Data Humanization is Paramount in Modern Enterprise Organizations

With the right, humanized insights working as the wind in teams’ sails, enterprise organizations are better equipped to make big updates to their organization. When approaching data through the lens of finding the story of the people behind the points, teams are able to bolster customer experiences and employee experiences alike.
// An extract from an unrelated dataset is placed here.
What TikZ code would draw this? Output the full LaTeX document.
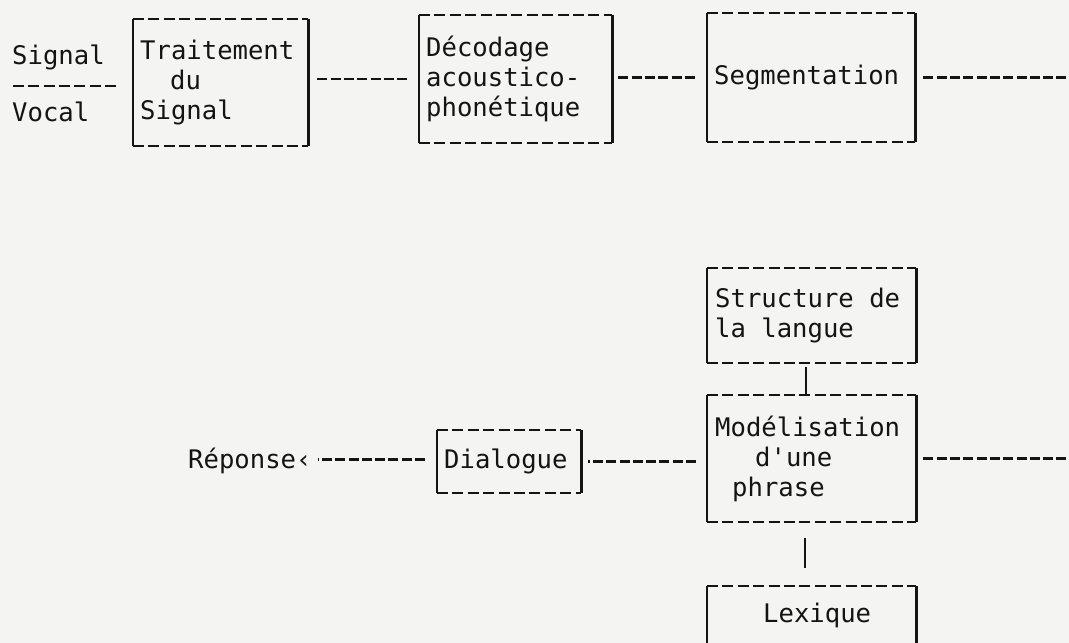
\documentclass[tikz,border=0pt]{standalone}
\usepackage{fontspec}
\newfontfamily\tw{DejaVu Sans Mono}
\newcommand\chsp{\hspace*{15.41pt}}
\definecolor{ink}{HTML}{141414}
\definecolor{paper}{HTML}{F4F4F2}
\begin{document}
\begin{tikzpicture}[x=1pt,y=-1pt,
  every node/.style={font=\tw\fontsize{25.6}{30}\selectfont, text=ink},
  tbox/.style={rectangle, draw=none, anchor=west, align=left, inner xsep=7pt, inner ysep=0pt},
  border/.style={draw=ink, line width=2.3pt, dash pattern=on 11pt off 4.4pt},
  side/.style={draw=ink, line width=2.3pt},
  conn/.style={draw=ink, line width=2.3pt, dash pattern=on 10pt off 3.3pt},
  vlink/.style={draw=ink, line width=2.4pt},
]
\path[use as bounding box, fill=paper] (0,0) rectangle (1069,643);
\clip (0,0) rectangle (1069,643);

% boxes
\node[tbox, text width=161pt, minimum height=127pt] (trait) at (133,82.5)
  {Traitement\\\hspace*{30pt}du\\Signal};
\node[tbox, text width=179pt, minimum height=128pt] (deco) at (419,79)
  {Décodage\\acoustico-\\phonétique};
\node[tbox, text width=194pt, minimum height=129pt, inner xsep=7pt] (seg) at (707,77.5)
  {Segmentation\\[-6pt]};
\node[tbox, text width=193pt, minimum height=95pt, inner xsep=8pt] (struct) at (707,315.5)
  {Structure\chsp de\\la\chsp langue};
\node[tbox, text width=193pt, minimum height=127pt, inner xsep=8pt] (model) at (707,458.5)
  {Modélisation\\\hspace*{40pt}d'une\\\hspace*{17pt}phrase};
\node[tbox, text width=130pt, minimum height=63pt, inner xsep=7pt] (dial) at (437,461.5)
  {Dialogue};
\node[tbox, anchor=north west, text width=193pt, inner xsep=8pt, text height=36pt, text depth=80pt] (lex) at (707,586)
  {\hspace*{48pt}Lexique};

\foreach \n in {trait,deco,seg,struct,model,dial,lex}{
  \draw[border] (\n.north west) -- (\n.north east);
  \draw[border] (\n.south west) -- (\n.south east);
  \draw[side] (\n.north west) -- (\n.south west);
  \draw[side] (\n.north east) -- (\n.south east);
}

% free texts
\node[anchor=base west, inner sep=0pt] (sig) at (12,64) {Signal};
\node[anchor=base west, inner sep=0pt] (voc) at (12,121) {Vocal};
\node[anchor=base west, inner sep=0pt] (rep) at (188,468) {Réponse‹};

% connectors
\coordinate (in) at (13,86);
\draw[conn, dash pattern=on 11pt off 4.3pt, shorten >=13pt] (in) -- (in -| trait.west);
\draw[conn, shorten <=9pt, shorten >=12pt] (deco.west -| trait.east) -- (deco.west);
\draw[conn, shorten <=6pt, shorten >=12pt] (seg.west -| deco.east) -- (seg.west);
\coordinate (segout) at (1069,76);
\draw[conn, shorten <=8pt] (seg.east) -- (seg.east -| segout);
\draw[vlink, shorten <=4pt] ([xshift=-5.5pt]struct.south) -- ([xshift=-5.5pt]model.north);
\draw[vlink, shorten <=16pt, shorten >=18pt] ([xshift=-6.5pt]model.south) -- ([xshift=-6.5pt]lex.north);
\coordinate (modout) at (1069,458);
\draw[conn, shorten <=7pt] (model.east) -- (model.east -| modout);
\draw[conn, shorten <=11pt, shorten >=7pt] (dial.east -| model.west) -- (dial.east);
\draw[conn, shorten <=12pt, shorten >=6pt] ([yshift=2pt]dial.west) -- ([yshift=2pt]dial.west -| rep.east);
\end{tikzpicture}
\end{document}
Improving Customer Satisfaction

People are at the heart of facts, figures and statistics. By using that data to determine what’s happening with the customer before, during and after the purchase process, teams are able to think like an anthropologist, practice consumer psychology, and hypothesize like a scientist to uncover ways to consistently improve the customer satisfaction scores (CSAT).

Building Retention

Equipping teams with the right insights is the first step toward empowering employees to make stronger decisions. When teams are able to become insights-centric in their problem-solving, everyone wins. Employees are happier in their work because they can see the impact they’re making in the world. Customers are happier because they feel organizations understand their needs. Ultimately both improvements build retention across the board.

Gain Internal Buy-In

When data gets humanized, it becomes harder to refute. Rather than feeling like teams are playing a guessing game in the boardroom, they’re better able to identify with the data in front of them and weave a more accurate story about what’s happening in the market. That story is what drives buy-in among teams and among the stakeholders in each new strategic initiative.

Accelerate Revenues

Revenue acceleration doesn’t start by spurring teams along toward new KPIs or North Star Metrics. Instead, revenues gain momentum when data is humanized and teams are sent in to solve the root causes of core roadblocks holding the organization back from success. In uncovering consumer motivations and behaviors, teams can better align their role and strategies with the overarching customer and brand experiences.